Just another day for the drivers that transport us from here to there. Nothing to do for us passengers but cringe at the chaos and watch the endless parade of sights on the streets of India.

  • A scooter with three rusty propane tanks hanging over the edge of its seat.
  • A makeshift bumper of tire and iron bars on the back of a scooter.
  • Homes made out of airplane fuselages.
  • A women passenger in a green saree, riding side-saddle on the back of a bike talking into her cell phone.
  • On overloaded hay bin toppled onto the highway.
  • A driver standing on the wooden cart holding the reins of his camel while talking into his cell phone.
  • Decorated farm tractors masquerading as a form of transportation.
  • Sun decomposed plastic black bags at the bottom of piles of litter.
  • Two Brahman cows eating garbage at the side of the highway next to a pile of burning trash.
  • A woman in her green scarved outfit carrying a twelve-foot branch in front of a wall that hides a transformer farm from the high tension power lines.
  • Troops of monkeys on the road, on the top of walls, and on the roofs.
  • A white turban, black jacket, purple pantaloons dressed man with a thick white cane walking down the highway.
  • Men sitting around in dirt parking lots on brown plastic chairs passing the day.
  • A triangular white-grey bearded and mustached man with a turban looking every bit like the quintessential guru.
  • Trucks with tassels and hand-painted sides.
  • A man sweeping the dirt off the dirt.
  • Two monkeys humping and preening on the crumbled cement roof of a shanty shop with corrugated steel doors.
  • Green, red, orange, yellow burka wearing women in a line weaving their way through the jam of tooting and honking cars and trucks and motorcycles
  • A frozen semen bank
  • A boy listening to his phone laying in the luggage rack section over the seats of a passing bus.
  • Goats feeding out of a hay bin strategically located in the median of a road.
  • A man taking a bath out of a five-gallon plastic bucket on his front porch.
  • Hanoi towers of tires stacked in front of stores.
  • Women in flower print shawls and silk dresses gardening the plants on the median.
  • People hanging off the back rail of a minibus, sitting on the bumper and in the luggage rack on the roof.
  • A wedding truck full of furniture dowry and movers. Are they part of the dowry? “The good news is you have a new couch. The bad news is that it comes with people already sitting in it.”
  • Bamboo scaffolding for building construction projects.
  • A cow folded in half tied to the back of a jeep.
  • Yellow flowers heroically growing out of the packed dirt on the side of a dusty highway.
  • A self-employed camel pulling its own wooden cart.
  • Tiled cow patties drying in the sun for fuel
  • An elderly lady’s exposed breasts in an outdoor shower by the road
  • Bristle-haired black-grey pigs nosing through their own crap at the side of the road.
  • A monkey sitting on the seat of a parked motorcycle.
  • A camel train on the road bobbing their heads up and down in synchronicity
  • A man in the doorway of his shop ironing cloth with an iron iron.

The smell of India is overwhelming.
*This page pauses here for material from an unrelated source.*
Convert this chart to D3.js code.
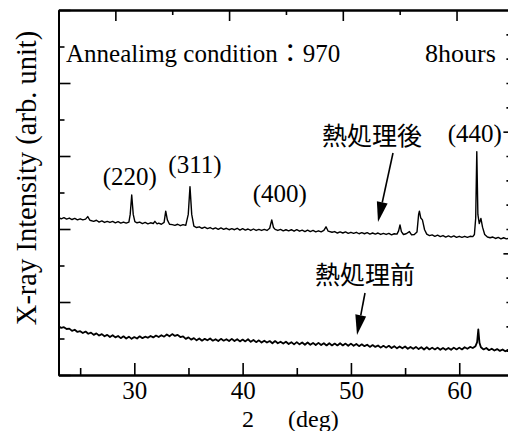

It’s tempting to keep the window closed. The haze is thick, it makes my eyes burn and throat hurt. Burning garbage rises into the air. The smell of urine passes by. Cooking food and incense lift into the air in a cacophony of smells that even my underpowered nose can smell. The composition of smells is the smell of India.

Always the honking. So often you don’t notice. Buses and motorcycles and cars warning cars and motorcycles and trucks and pedestrians and bike riders and cows. Whether you like it or not, this driver has intent and resolve. Make room. Get out of my way. An impatience of horns? A rudeness of horns?